We pulled up chairs on either side of the bed. Agnes took Lily’s hand in her own. I said I’d go see if there was anyone about we could talk to, left them to it.
There was a new shift of nurses on duty. When I enquired about Lily one of them checked the board. ‘Post-op. She’s had the surgery. She’ll probably sleep through till the morning. We’ll be checking on her throughout the night.’
‘Do you know how it went?’ I asked.
‘Not in detail,’ she smiled, ‘but she’s resting now and everything seems to be going as we’d expect. It’ll be several days before we can be sure. They’ll do more scans to check and so on but she seems to be doing very well so far.’
I reported back to Agnes. Lily lay very still. Only a slight but regular movement in her throat showed us she was breathing.
‘I’ve been finding out a bit about Dr Goulden’s caseload,’ I said. Agnes was listening attentively. ‘He’s referred six patients to Kingsfield in the last twelve months. I don’t know how many beds there are but the place is meant to serve the whole of South Manchester, and those six are from just one GP, just two homes.’
‘Were any of them like Lily? Did any of them seem all right until they went into the home?’
‘Maybe one, a bloke called Philip Braithwaite. He seemed to go downhill quickly, then they found a tumour, they did a biopsy but he got flu and died while he was here.’
‘So it could have been the tumour that complicated things,’ she mused. ‘And the others?’
‘Classic symptoms, nothing unusual, came here for scans, ended up in Kingsfield.’
We were interrupted by the nurse I’d spoken to earlier. She wanted to check Lily’s pulse and temperature.
Agnes asked how long Lily would be in hospital and whether she could tell us if the scans they had done had told them anything about her Alzheimer’s.
‘I’m sorry,’ she made notes on the chart and clipped it back on the bed, ‘I don’t know. You need to speak to Mr Simcock about that.’

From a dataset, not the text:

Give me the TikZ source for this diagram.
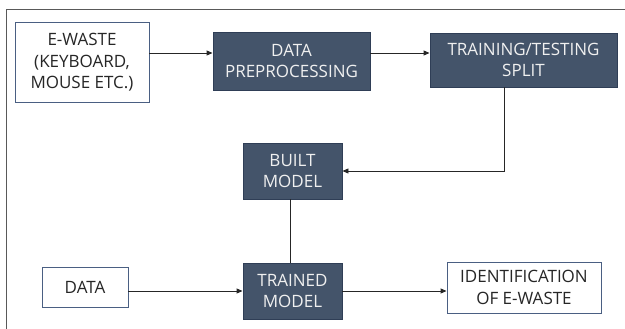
\documentclass[tikz,border=0pt]{standalone}
\usepackage{fontspec}
\setmainfont{Open Sans}
\usetikzlibrary{arrows.meta}
\definecolor{slate}{HTML}{44546A}
\definecolor{slateedge}{HTML}{2F3E56}
\definecolor{boxedge}{HTML}{4A5F82}
\definecolor{inkgrey}{HTML}{262626}
\begin{document}
\begin{tikzpicture}[x=1pt,y=-1pt,
    every node/.style={align=center,inner sep=1pt,font=\fontsize{17}{21.5}\selectfont},
    plainbox/.style={draw=boxedge,line width=0.9pt,fill=white,text=inkgrey},
    darkbox/.style={draw=slateedge,line width=0.9pt,fill=slate,text=white!94!black},
    flow/.style={draw=black!85,line width=0.9pt,-{Triangle[length=6pt,width=5pt]}}]
    \useasboundingbox (0,0) rectangle (625,329);
    % outer frame (only top and left edge visible)
    \draw[black!65,line width=1pt] (6,329) -- (6,10) -- (625,10);
    % top row
    \node (ew) [plainbox,minimum width=134pt,minimum height=80pt] at (82,62.5) {E-WASTE\\(KEYBOARD,\\MOUSE ETC.)};
    \node (dp) [darkbox,minimum width=157pt,minimum height=58pt] at (291.5,61) {DATA\\PREPROCESSING};
    \node (tt) [darkbox,minimum width=187pt,minimum height=54pt] at (523.5,60) {TRAINING/TESTING\\SPLIT};
    % middle
    \node (bm) [darkbox,minimum width=99pt,minimum height=56pt] at (292.5,171) {BUILT\\MODEL};
    % bottom row
    \node (dat) [plainbox,minimum width=86pt,minimum height=40pt] at (85,287) {DATA};
    \node (tm) [darkbox,minimum width=99pt,minimum height=56pt] at (292.5,291) {TRAINED\\MODEL};
    \node (id) [plainbox,minimum width=154pt,minimum height=51pt] at (524,287.5) {IDENTIFICATION\\OF E-WASTE};
    \coordinate (lvl) at (0,53);
    \draw[flow] (ew.east |- lvl) -- (dp.west |- lvl);
    \draw[flow] (dp.east |- lvl) -- (tt.west |- lvl);
    \draw[flow] ([xshift=-19.5pt]tt.south) |- (bm.east);
    \draw[black!85,line width=0.9pt] ([xshift=-2pt]bm.south) -- ([xshift=-2pt]tm.north);
    \draw[flow] (dat.east |- tm.west) -- (tm.west);
    \draw[flow] (tm.east) -- (tm.east -| id.west);
\end{tikzpicture}
\end{document}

At eight o’clock we left, along with the last of the other visitors, and I drove Agnes home. She wanted to speak to Charles and I was keen to find out what he knew. I followed her through to her back room where the phone was. It was bitterly cold and we both kept our coats on. The room was much more lived in than her lounge and still sported an old-fashioned creel suspended from the ceiling where clothes could be hung to dry. Edges of green lino showed around the large Indian rug that covered most of the floor. The wallpaper was some faded leaf design and here and there paintings and old photos hung. She lit the gas fire and left it on full. She found and dialled the number.